• [Records for this task]:
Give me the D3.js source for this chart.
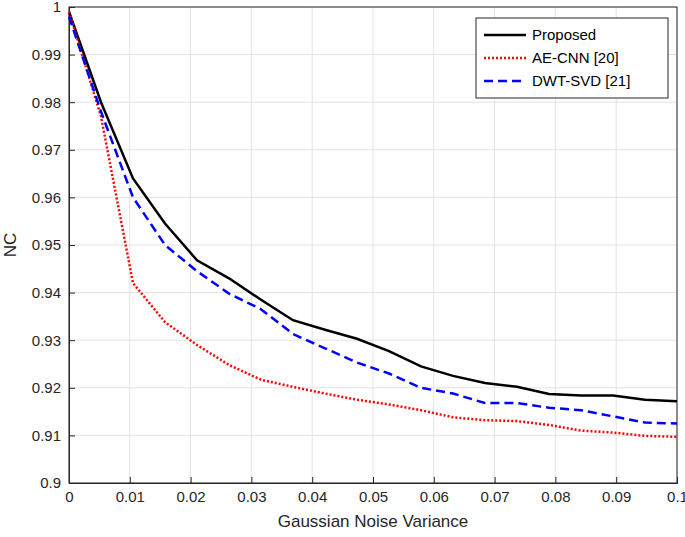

...

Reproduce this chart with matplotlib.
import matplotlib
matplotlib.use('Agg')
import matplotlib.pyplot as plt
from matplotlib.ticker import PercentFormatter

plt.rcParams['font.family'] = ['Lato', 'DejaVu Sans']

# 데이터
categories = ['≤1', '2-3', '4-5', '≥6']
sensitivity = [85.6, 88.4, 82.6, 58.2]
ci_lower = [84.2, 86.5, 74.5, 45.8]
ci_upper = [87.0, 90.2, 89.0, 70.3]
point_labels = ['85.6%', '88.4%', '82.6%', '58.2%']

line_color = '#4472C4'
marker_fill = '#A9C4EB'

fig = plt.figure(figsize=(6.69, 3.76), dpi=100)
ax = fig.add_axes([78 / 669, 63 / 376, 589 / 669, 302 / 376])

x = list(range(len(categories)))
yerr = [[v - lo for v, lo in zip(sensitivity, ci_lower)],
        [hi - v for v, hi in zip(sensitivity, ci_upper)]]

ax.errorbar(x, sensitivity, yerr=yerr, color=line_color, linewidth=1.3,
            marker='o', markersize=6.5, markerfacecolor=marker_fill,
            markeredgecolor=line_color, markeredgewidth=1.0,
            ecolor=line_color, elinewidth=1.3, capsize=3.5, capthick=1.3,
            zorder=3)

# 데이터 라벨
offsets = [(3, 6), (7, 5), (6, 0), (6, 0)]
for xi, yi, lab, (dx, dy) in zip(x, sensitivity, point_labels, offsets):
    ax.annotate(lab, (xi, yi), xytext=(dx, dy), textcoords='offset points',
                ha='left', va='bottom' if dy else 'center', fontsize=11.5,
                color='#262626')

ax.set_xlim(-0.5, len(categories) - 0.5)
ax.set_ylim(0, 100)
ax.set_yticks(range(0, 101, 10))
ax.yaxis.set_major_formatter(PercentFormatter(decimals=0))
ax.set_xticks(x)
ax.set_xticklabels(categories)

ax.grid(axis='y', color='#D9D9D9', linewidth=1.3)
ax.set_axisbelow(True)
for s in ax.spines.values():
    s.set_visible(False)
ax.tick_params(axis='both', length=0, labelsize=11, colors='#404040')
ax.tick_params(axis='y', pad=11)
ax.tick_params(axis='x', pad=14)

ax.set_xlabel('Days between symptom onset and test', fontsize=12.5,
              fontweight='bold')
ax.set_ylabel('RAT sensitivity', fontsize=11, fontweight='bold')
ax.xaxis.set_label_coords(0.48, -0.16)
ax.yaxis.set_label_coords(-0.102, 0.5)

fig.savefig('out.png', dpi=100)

...

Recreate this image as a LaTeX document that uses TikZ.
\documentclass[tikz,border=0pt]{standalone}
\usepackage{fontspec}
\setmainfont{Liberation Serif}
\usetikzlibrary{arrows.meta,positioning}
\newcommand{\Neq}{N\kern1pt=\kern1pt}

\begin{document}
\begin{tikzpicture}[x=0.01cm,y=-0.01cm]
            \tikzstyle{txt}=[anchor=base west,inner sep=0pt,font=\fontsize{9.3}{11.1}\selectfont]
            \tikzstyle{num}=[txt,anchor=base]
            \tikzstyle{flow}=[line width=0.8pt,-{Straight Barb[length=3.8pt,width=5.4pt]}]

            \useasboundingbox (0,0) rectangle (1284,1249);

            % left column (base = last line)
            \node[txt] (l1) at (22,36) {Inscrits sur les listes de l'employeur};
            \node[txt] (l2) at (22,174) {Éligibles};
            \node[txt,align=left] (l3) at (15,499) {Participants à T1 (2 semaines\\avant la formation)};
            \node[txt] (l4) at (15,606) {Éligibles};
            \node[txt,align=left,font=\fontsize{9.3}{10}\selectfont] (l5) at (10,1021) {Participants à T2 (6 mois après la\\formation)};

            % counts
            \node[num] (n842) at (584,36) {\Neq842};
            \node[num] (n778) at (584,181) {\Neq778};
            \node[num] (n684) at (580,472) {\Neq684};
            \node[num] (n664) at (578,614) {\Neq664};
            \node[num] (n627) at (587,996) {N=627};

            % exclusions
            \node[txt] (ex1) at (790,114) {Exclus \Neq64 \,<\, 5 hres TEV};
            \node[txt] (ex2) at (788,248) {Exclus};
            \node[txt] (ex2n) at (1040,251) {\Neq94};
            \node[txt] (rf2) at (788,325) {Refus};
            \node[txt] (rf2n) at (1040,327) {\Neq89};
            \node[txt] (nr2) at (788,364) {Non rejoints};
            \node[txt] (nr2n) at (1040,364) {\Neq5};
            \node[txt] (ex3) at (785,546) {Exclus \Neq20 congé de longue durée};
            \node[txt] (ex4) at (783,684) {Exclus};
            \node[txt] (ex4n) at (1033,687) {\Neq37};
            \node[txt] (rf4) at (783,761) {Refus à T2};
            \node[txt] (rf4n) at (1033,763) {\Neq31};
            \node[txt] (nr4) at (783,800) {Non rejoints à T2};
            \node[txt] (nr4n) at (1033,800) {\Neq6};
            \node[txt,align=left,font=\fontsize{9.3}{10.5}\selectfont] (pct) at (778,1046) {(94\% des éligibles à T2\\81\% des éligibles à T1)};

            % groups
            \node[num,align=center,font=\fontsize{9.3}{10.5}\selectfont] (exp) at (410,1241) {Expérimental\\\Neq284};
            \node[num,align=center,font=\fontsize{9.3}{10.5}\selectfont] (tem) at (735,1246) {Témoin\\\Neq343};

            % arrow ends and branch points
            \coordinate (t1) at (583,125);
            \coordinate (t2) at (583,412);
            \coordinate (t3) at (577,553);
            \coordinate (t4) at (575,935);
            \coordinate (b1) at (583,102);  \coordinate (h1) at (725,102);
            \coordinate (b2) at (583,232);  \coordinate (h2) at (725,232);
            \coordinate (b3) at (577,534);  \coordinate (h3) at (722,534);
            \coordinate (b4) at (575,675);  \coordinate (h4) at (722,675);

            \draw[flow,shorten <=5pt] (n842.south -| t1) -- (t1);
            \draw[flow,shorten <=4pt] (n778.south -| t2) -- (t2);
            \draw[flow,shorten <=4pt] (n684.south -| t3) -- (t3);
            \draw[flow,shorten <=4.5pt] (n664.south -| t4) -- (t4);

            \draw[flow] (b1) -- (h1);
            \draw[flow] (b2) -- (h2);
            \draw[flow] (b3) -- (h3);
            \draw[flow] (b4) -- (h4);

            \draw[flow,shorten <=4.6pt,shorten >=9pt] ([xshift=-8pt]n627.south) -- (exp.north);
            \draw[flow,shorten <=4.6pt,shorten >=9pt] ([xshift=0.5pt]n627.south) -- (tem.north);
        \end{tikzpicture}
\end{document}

• [Your instructions]: Above are some lines. Repeat exactly, and only, those from the line that has "Reproduce this chart with matplotlib." through the line that has "ax.set_xticklabels(categories)".

• [Answer to this exercise]:
Reproduce this chart with matplotlib.
import matplotlib
matplotlib.use('Agg')
import matplotlib.pyplot as plt
from matplotlib.ticker import PercentFormatter

plt.rcParams['font.family'] = ['Lato', 'DejaVu Sans']

# 데이터
categories = ['≤1', '2-3', '4-5', '≥6']
sensitivity = [85.6, 88.4, 82.6, 58.2]
ci_lower = [84.2, 86.5, 74.5, 45.8]
ci_upper = [87.0, 90.2, 89.0, 70.3]
point_labels = ['85.6%', '88.4%', '82.6%', '58.2%']

line_color = '#4472C4'
marker_fill = '#A9C4EB'

fig = plt.figure(figsize=(6.69, 3.76), dpi=100)
ax = fig.add_axes([78 / 669, 63 / 376, 589 / 669, 302 / 376])

x = list(range(len(categories)))
yerr = [[v - lo for v, lo in zip(sensitivity, ci_lower)],
        [hi - v for v, hi in zip(sensitivity, ci_upper)]]

ax.errorbar(x, sensitivity, yerr=yerr, color=line_color, linewidth=1.3,
            marker='o', markersize=6.5, markerfacecolor=marker_fill,
            markeredgecolor=line_color, markeredgewidth=1.0,
            ecolor=line_color, elinewidth=1.3, capsize=3.5, capthick=1.3,
            zorder=3)

# 데이터 라벨
offsets = [(3, 6), (7, 5), (6, 0), (6, 0)]
for xi, yi, lab, (dx, dy) in zip(x, sensitivity, point_labels, offsets):
    ax.annotate(lab, (xi, yi), xytext=(dx, dy), textcoords='offset points',
                ha='left', va='bottom' if dy else 'center', fontsize=11.5,
                color='#262626')

ax.set_xlim(-0.5, len(categories) - 0.5)
ax.set_ylim(0, 100)
ax.set_yticks(range(0, 101, 10))
ax.yaxis.set_major_formatter(PercentFormatter(decimals=0))
ax.set_xticks(x)
ax.set_xticklabels(categories)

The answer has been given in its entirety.